Historic house in Iowa, United States

The Emma J. Harvat and Mary E. Stach House, also known as the De Saint Victor House, was the home of Emma J. Harvat, who was the first female mayor of Iowa City, Iowa and the first female leader of a U.S. city with a population greater than 10,000. Harvat was a successful businesswoman who had become financially independent and retired to Iowa City at the age of 43. After arriving there she became partner in another business venture with Mary (May) Stach, establishing Harvat and Stach to sell women's clothing. Harvat and Stach had the house on Davenport Street built for them in 1919. The house was designed by Iowa City architect Orville H. Carpenter, incorporating a variety of historical revival styles, dominated by Colonial Revival.

==Description==
The two-story wood-frame house is arranged as a compact rectangular mass, with a hipped rof. The entrance is centered on the front facade with an arched porch framing an arched transom over the front door, which is flanked by sidelights. The front (south) comprises three bays with wide sash windows in a 15-over-1 pattern and a centered projecting bay window over the front door. The roof features two hipped dormers. The house is sheathed in narrow clapboards and rests on a brick foundation.

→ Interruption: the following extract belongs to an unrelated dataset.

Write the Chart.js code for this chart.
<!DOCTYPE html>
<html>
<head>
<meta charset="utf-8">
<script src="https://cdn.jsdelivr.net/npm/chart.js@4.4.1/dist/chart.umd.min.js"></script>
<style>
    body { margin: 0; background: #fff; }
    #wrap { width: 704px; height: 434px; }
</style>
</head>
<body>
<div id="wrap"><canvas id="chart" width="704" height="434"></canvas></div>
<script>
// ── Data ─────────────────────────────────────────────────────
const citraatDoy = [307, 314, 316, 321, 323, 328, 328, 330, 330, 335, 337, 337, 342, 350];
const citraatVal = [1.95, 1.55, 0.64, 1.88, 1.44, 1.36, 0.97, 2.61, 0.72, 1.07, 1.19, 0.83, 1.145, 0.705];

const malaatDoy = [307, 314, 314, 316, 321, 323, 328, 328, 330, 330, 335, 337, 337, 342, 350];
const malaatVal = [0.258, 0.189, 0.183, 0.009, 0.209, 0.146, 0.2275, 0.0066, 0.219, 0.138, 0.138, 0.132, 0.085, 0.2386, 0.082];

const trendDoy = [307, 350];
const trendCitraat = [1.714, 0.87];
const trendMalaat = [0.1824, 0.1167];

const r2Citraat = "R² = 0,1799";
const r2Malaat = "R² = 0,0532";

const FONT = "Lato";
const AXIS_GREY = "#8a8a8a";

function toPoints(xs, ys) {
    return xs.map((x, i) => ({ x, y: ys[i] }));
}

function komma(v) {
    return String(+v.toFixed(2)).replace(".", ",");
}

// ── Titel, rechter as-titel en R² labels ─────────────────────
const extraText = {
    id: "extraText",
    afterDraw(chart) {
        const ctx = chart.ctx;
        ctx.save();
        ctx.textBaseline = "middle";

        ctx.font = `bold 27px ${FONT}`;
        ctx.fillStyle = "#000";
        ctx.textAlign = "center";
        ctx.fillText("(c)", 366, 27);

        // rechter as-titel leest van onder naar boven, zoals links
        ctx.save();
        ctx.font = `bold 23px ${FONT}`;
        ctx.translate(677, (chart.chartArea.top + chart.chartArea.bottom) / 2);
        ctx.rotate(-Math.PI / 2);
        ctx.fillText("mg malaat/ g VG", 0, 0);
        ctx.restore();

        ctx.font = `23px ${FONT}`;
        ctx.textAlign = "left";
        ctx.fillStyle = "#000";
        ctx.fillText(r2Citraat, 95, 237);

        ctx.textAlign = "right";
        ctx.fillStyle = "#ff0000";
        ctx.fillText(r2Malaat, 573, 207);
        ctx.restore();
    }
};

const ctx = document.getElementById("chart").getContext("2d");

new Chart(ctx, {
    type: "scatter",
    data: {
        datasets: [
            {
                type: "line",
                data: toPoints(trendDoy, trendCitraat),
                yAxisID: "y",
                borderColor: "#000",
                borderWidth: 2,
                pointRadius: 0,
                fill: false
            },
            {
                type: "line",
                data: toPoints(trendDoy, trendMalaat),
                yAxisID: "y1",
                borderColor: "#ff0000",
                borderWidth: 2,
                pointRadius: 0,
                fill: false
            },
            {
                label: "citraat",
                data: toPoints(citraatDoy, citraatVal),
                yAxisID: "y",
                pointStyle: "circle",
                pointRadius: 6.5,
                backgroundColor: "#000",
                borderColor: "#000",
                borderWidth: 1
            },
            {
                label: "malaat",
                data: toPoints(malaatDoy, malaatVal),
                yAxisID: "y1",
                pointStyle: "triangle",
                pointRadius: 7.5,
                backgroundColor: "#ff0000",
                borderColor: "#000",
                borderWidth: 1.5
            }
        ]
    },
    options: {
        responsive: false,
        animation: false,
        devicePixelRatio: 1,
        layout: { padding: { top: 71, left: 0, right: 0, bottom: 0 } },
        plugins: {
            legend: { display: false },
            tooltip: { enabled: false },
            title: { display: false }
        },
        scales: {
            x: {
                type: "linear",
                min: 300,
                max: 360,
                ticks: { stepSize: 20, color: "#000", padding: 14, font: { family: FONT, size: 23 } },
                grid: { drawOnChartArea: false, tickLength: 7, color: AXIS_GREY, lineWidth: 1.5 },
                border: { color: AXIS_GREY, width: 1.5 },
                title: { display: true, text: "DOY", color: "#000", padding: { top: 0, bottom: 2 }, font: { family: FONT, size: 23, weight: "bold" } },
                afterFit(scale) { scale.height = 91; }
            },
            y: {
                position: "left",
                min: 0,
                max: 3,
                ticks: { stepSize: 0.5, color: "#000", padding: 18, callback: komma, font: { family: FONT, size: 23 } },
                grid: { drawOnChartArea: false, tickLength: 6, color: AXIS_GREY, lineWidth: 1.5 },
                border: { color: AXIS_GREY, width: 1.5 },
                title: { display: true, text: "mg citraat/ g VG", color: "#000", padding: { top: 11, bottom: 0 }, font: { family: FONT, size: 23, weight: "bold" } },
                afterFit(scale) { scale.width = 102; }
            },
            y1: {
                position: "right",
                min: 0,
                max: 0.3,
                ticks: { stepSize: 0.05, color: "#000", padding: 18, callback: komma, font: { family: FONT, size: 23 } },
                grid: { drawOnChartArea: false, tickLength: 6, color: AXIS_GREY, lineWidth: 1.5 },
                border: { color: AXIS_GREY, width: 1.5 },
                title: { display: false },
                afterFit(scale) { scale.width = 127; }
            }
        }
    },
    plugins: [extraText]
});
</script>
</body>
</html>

An extension on the east houses a sun room.

The interior is arranged around a central stair hall, with a vestibule and entry hall between the stairs and the front door. A dining room and a kitchen are to the left of the entry, from front to back, and front and back parlors on the right, with a study or breakfast room in the middle and the sun porch off the east side of the back parlor. The sun porch was originally to be unenclosed, and the back parlor was called the "sun parlor" on the original plans, though it was located on the northeast side of the house. The upstairs features four bedrooms and a bathroom, with one designated as a sleeping porch over the present back parlor on the original plans. The attic was not finished.

The Harvat-Stach House was individually listed on the National Register of Historic Places on May 11, 2000. In 2005 it and its garage were included as a contributing properties in the Gilbert-Linn Street Historic District.